Investor's Business Daily, October 1st, 2007
Question: When will San Francisco and Los Angeles look like North Korea? Answer: On Oct. 20, when lights are expected to go out in both cities, leaving them as dark as the benighted regions of the Democratic People's Republic.
The goal of Lights Out is to draw awareness to man-made carbon dioxide emissions that supposedly contribute to a global warming greenhouse effect.
The first Lights Out event was March 22 in Sydney, Australia. That Earth Hour, according to the Los Angeles Times, cut 25 tons of CO2, the equivalent of taking nearly 49,000 cars off the road for 60 minutes.
San Francisco, where the Golden Gate Bridge, the Trans-america Pyramid and Alcatraz will go dark, was next to schedule a citywide blackout. Los Angeles, both city and county, followed. Sites expected to revert to the Stone Age are City Hall, the county Hall of Administration, the Los Angeles County Museum of Art, the Department of Water and Power headquarters and the Port of Los Angeles.
(Apparently, commerce can wait; environmental feel-good games take precedence.)
Naturally, organizers want to go nationwide and are encouraging other cities to, "Show your solidarity by turning out your lights in your hometown on Oct. 20 from 8 p.m. to 9 p.m. PDT."
The cities will not require residents to turn off all their nonessential lighting. But they will expect everyone to eagerly comply. Peer pressure will be enormous. Woe to those in left-wing San Francisco and trendy Los Angeles who refuse to participate. It's not hard to imagine dissenters becoming neighborhood pariahs.

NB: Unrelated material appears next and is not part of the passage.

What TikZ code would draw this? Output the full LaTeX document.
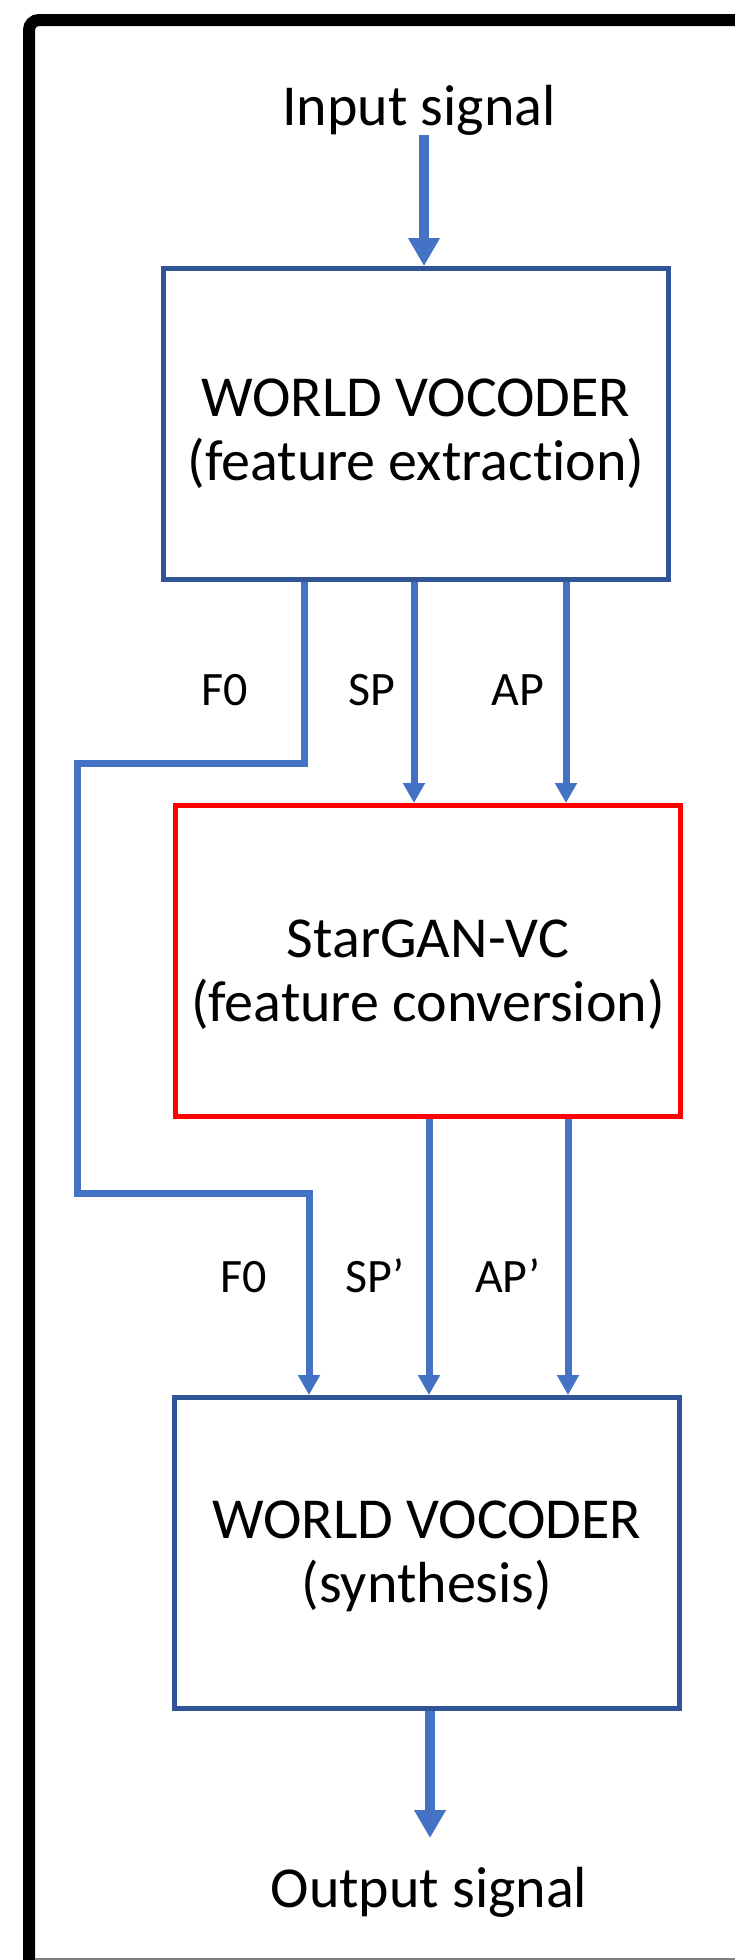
\documentclass[tikz,border=0pt]{standalone}
\usepackage{fontspec}
\setmainfont{Carlito}[Ligatures=NoCommon]
\usetikzlibrary{arrows.meta}
\definecolor{linkblue}{HTML}{4472C4}
\definecolor{boxblue}{HTML}{2F5597}
\definecolor{convred}{HTML}{FF0000}
\begin{document}
\begin{tikzpicture}[x=1pt,y=-1pt,
    block/.style = {rectangle,draw=boxblue,line width=5pt,minimum width=505pt,minimum height=311pt,align=center,inner sep=0pt,font=\fontsize{58}{64}\selectfont},
    flow/.style = {draw=linkblue,line width=7pt,-{Triangle[width=21pt,length=20pt]}},
    bigflow/.style = {draw=linkblue,line width=10pt,-{Triangle[width=30pt,length=28pt]}},
    lbl/.style = {anchor=base,inner sep=0pt,font=\fontsize{48}{58}\selectfont},
    sig/.style = {anchor=base,inner sep=0pt,font=\fontsize{58}{70}\selectfont}]
\useasboundingbox (0,0) rectangle (735,1960);
\draw[line width=12pt,rounded corners=10pt] (29,2000) |- (760,20);
\draw[gray,line width=2pt] (35,1959) -- (760,1959);
\node[sig] (insig) at (419,125) {Input signal};
\node[block] (wv1) at (416,424) {\rule{0pt}{57pt}WORLD VOCODER\\(feature extraction)};
\node[block,draw=convred] (sg) at (428,961) {\rule{0pt}{65pt}StarGAN-VC\\(feature conversion)};
\node[block] (wv2) at (427,1553) {\rule{0pt}{45pt}WORLD VOCODER\\(synthesis)};
\node[sig] (outsig) at (429,1907) {Output signal};
\coordinate (outtip) at (430,1838);
\foreach \t/\x [count=\j] in {F0/225, SP/372, AP/518}
    \node[lbl] (up\j) at (\x,705) {\t};
\foreach \t/\x [count=\j] in {F0/244, SP’/375, AP’/508}
    \node[lbl] (lo\j) at (\x,1292) {\t};
\draw[bigflow] (insig.south -| 424,0) -- (wv1.north -| 424,0);
\draw[flow] (wv1.south -| 414,0) -- (sg.north -| 414,0);
\draw[flow] (wv1.south -| 566,0) -- (sg.north -| 566,0);
\draw[flow] (wv1.south -| 304,0) |- (77,763) |- (309,1193) -- (wv2.north -| 309,0);
\draw[flow] (sg.south -| 429,0) -- (wv2.north -| 429,0);
\draw[flow] (sg.south -| 568,0) -- (wv2.north -| 568,0);
\draw[bigflow] (wv2.south -| outtip) -- (outtip);
\end{tikzpicture}
\end{document}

But the Lights Out project cannot be ridiculed enough. Nothing of substance will be achieved by blacking out large cities. Fewer CO2 emissions? Not enough to change anything. Man's carbon emissions are 3.4% of the total amount of CO2 put into the skies every year. Going dark in two cities, 10 cities, even 100 cities, won't make a dent.
Moreover, there's no scientific evidence that man's greenhouse gas emissions are making the planet warmer today or will do so in the future. It's a theory, taken seriously by some, yes, but doubted by many others. Global warming alarmists like to say there's a consensus among scientists that backs their claims. But climate change is a charged political issue, not a scientific certainty.
While there's a temptation to simply laugh Lights Out organizers and supporters into deserved irrelevance, there is reason to take the project seriously. Voluntary cooperation is the first step to compulsory participation. It's a way to inure the public to rationing. Can anyone promise that local lawmakers won't say next summer that the 2007 Lights Out night was such a success that they have plans to make it a requirement next October?
Another temptation is to try to stand athwart the stunt. But, as one reader noted in the comment section that followed the Web version of the Times' Lights Out story, maybe we should step aside and let the blackouts serve as a reminder of the miserable post-energy world we'll live in if the global warming alarmists have their way.